The nav template at the bottom of this page Template:Integrated development environments for C and C++ is specifically for C/C++ . A template that includes other languages besides C/C++ is needed. A number of other comments have mentioned this. I would like to fix it if nobody has objections. — Preceding unsigned comment added by Alexamies (talkcontribs) 14:39, 23 June 2012 (UTC)

I changed the navigation template at the bottom of the page from {{Integrated development environments for C and C++}} to the newly created {{Integrated development environments}}, which combines the list for C/C++, Java, and .NET. That was all the IDE templates that I could find. There are other IDE's for more languages that it would be good to add to enhance the template. Alex Amies (talk) 15:29, 23 June 2012 (UTC)

Lead section[edit]

What happened here? It's too much for describing what an IDE is in general. Galzigler (talk) 18:57, 21 November 2012 (UTC)

This happened: [1] (ip edit). I reverted it since it looks not like an improvement at all and doesn't have any change note at all. --JonnyJD (talk) 21:25, 21 November 2012 (UTC)

Integrated vs. Interactive[edit]

Why does the article start with "integrated or interactive"? The remainder of the article doesn't mention "interactive" at all. Should we drop this term? Are there any arguments in favour of or against the term "interactive"? It looks like this article is about the Integrated and not about the Interactive Development Environment. — Preceding unsigned comment added by Xtalkprogrammer (talkcontribs) 23:10, 15 July 2013 (UTC)


I don't think that the "Gosling quotation" adds anything to the History section. The quotation doesn't provide additional information about the history of IDE's. The quotation doesn't even refer to any IDE and is in no way related to the preceding statement about creativity. The quotation should be deleted from the article. Xtalkprogrammer (talk) 22:37, 18 March 2014 (UTC)

Agree. I thought it was awkward and out of the place the first time I saw it. I vote to remove unless some manner of context can be added. — Frεcklεfσσt | Talk 14:10, 19 March 2014 (UTC)
I have removed the quotation today. --Xtalkprogrammer (talk) 11:49, 13 May 2014 (UTC)

Dead link[edit]

At location ref #5 (, the link behind ""Use Emacs with Microsoft Visual C++ ... use Emacs as an IDE"" is dead.

Should it be ?

Cnemuodc (talk) 22:51, 11 November 2015 (UTC)

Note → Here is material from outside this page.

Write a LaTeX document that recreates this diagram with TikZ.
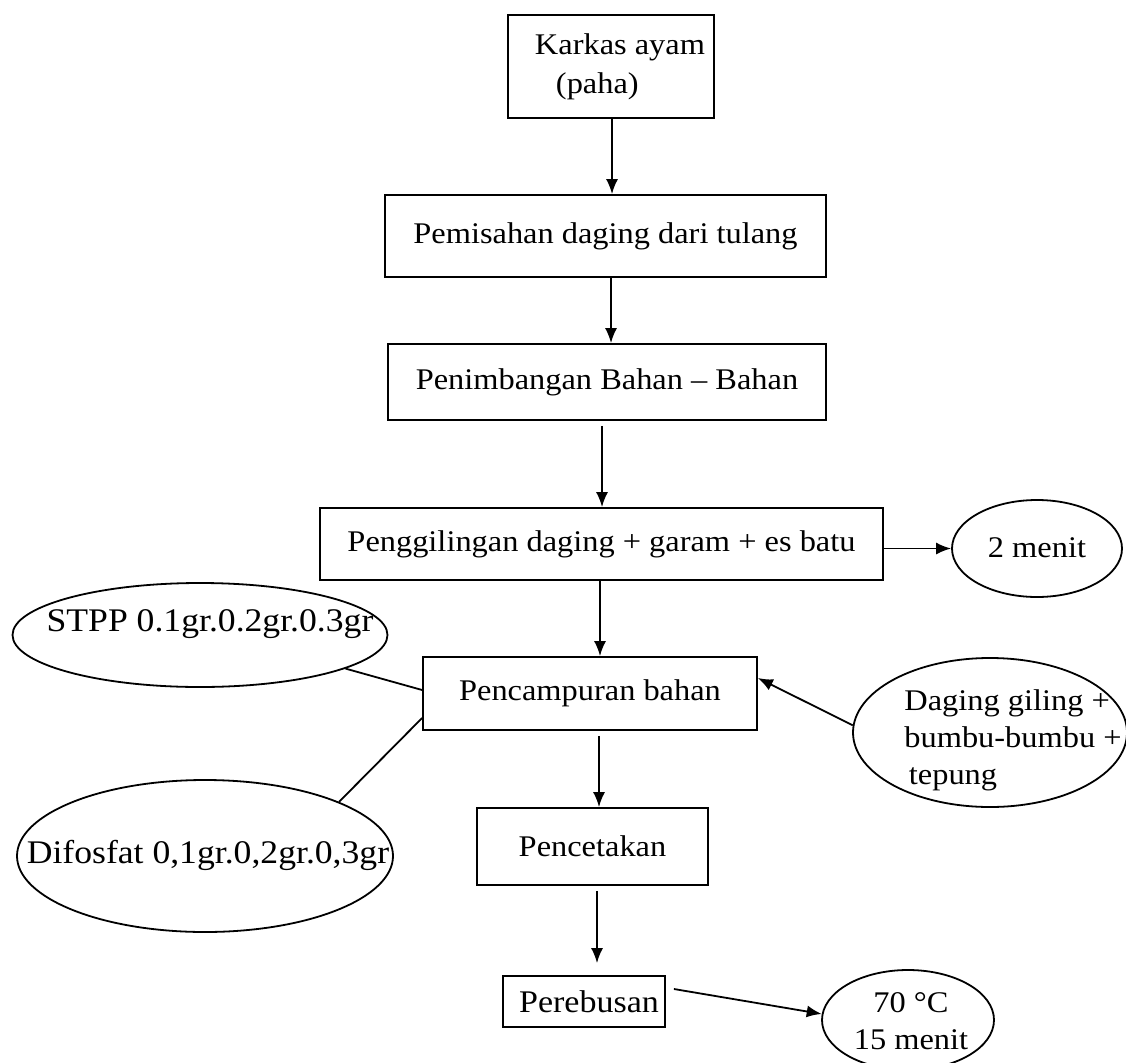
\documentclass[tikz,border=0pt]{standalone}
\usepackage{fontspec}
\setmainfont{Liberation Serif}[FakeStretch=1.08]
\usetikzlibrary{arrows.meta,shapes.geometric}
\begin{document}
\begin{tikzpicture}[x=1pt,y=-1pt,
  lw/.style={line width=1.8pt},
  box/.style={lw,draw,rectangle,inner sep=0pt,font=\fontsize{30}{37}\selectfont},
  oval/.style={lw,draw,ellipse,inner sep=0pt},
  txt/.style={inner sep=0pt,font=\fontsize{30}{37}\selectfont},
  arr/.style={lw,-{Latex[length=15pt,width=12pt]}}]
\useasboundingbox[fill=white] (0,0) rectangle (1126,1062);
% boxes
\node[box,minimum width=206pt,minimum height=103pt,align=left] (karkas) at (611,66.5) {\hspace*{18pt}Karkas ayam\\[2pt]\hspace*{18pt}\hspace*{0.7em}(paha)};
\node[box,minimum width=441pt,minimum height=82pt] (pemisahan) at (605.5,236) {Pemisahan daging dari tulang};
\node[box,minimum width=438pt,minimum height=76pt] (penimbangan) at (607,382) {Penimbangan Bahan -- Bahan};
\node[box,minimum width=563pt,minimum height=72pt] (penggilingan) at (601.5,544) {Penggilingan daging + garam + es batu};
\node[box,minimum width=334pt,minimum height=73pt] (pencampuran) at (590,693.5) {Pencampuran bahan};
\node[box,minimum width=231pt,minimum height=77pt] (pencetakan) at (592.5,846.5) {Pencetakan};
\node[box,minimum width=162pt,minimum height=51pt,font=\fontsize{31.5}{37}\selectfont] (perebusan) at (584,1001.5) {\hspace*{10pt}Perebusan};
% ellipses
\node[oval,minimum width=170pt,minimum height=97pt] (menit) at (1037,548.5) {};
\node[txt] (menittxt) at (1037,548) {2 menit};
\node[oval,minimum width=375pt,minimum height=104pt] (stpp) at (200,635) {};
\node[txt,font=\fontsize{33}{37}\selectfont] (stpptxt) at (210,624) {STPP 0.1gr.0.2gr.0.3gr};
\node[oval,minimum width=376pt,minimum height=152pt] (difosfat) at (205,856) {};
\node[txt,font=\fontsize{33}{37}\selectfont] (difosfattxt) at (208,855) {Difosfat 0,1gr.0,2gr.0,3gr};
\node[oval,minimum width=274pt,minimum height=149pt] (daging) at (990,732.5) {};
\node[txt,align=left] (dagingtxt) at (1013,740) {Daging giling +\\bumbu-bumbu +\\\hspace*{0.15em}tepung};
\node[oval,minimum width=172pt,minimum height=100pt] (suhu) at (908,1020) {};
\node[txt,align=center] (suhutxt) at (911,1021) {70 °C\\15 menit};
% connectors
\draw[arr] ([xshift=1pt]karkas.south) -- ([xshift=1pt]karkas.south |- pemisahan.north);
\draw[arr] (pemisahan.south -| 611,0) -- (penimbangan.north -| 611,0);
\draw[arr] ([yshift=-5pt]penimbangan.south -| 602,0) -- (penggilingan.north -| 602,0);
\draw[arr] (penggilingan.south -| 600,0) -- (pencampuran.north -| 600,0);
\draw[arr] ([yshift=-5pt]pencampuran.south -| 599,0) -- (pencetakan.north -| 599,0);
\draw[arr] ([yshift=-5pt]pencetakan.south -| 597,0) -- ([yshift=12pt]perebusan.north -| 597,0);
\draw[arr] (penggilingan.east |- menit.west) -- (menit.west);
\draw[arr] (daging.177) -- (pencampuran.east |- 0,678);
\draw[arr] ([xshift=8pt]perebusan.east |- 0,989) -- (suhu.176);
\draw[lw] (stpp.-13) -- (pencampuran.west |- 0,690);
\draw[lw] (difosfat.22) -- (pencampuran.west |- 0,718);
\end{tikzpicture}
\end{document}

Popular vs Prevalent[edit]

In the section on History, the phrase graphical IDEs prevalent in 2015 has been replaced with graphical IDEs popular as of 2015. I don't think "popular" is the correct word here. Integrated Development Environments are currently dominating the word of software development. If you want to develop for mainstream platforms like Android, iPhone, Windows, OSX and Linux, you're more or less forced to use an IDE at some stage of the development process. Perhaps you could use a text editor and a separate compiler for some time, but when you try to submit your app to a market place or if you want to distribute your code in a way that is easily accessible to other developers, you're almost forced to use an IDE. Therefore, I'd say IDE's are dominant, or prevalent if you want, rather than popular. Whether or not IDE's are popular simply isn't the issue here. --Xtalkprogrammer (talk) 22:22, 22 January 2016 (UTC)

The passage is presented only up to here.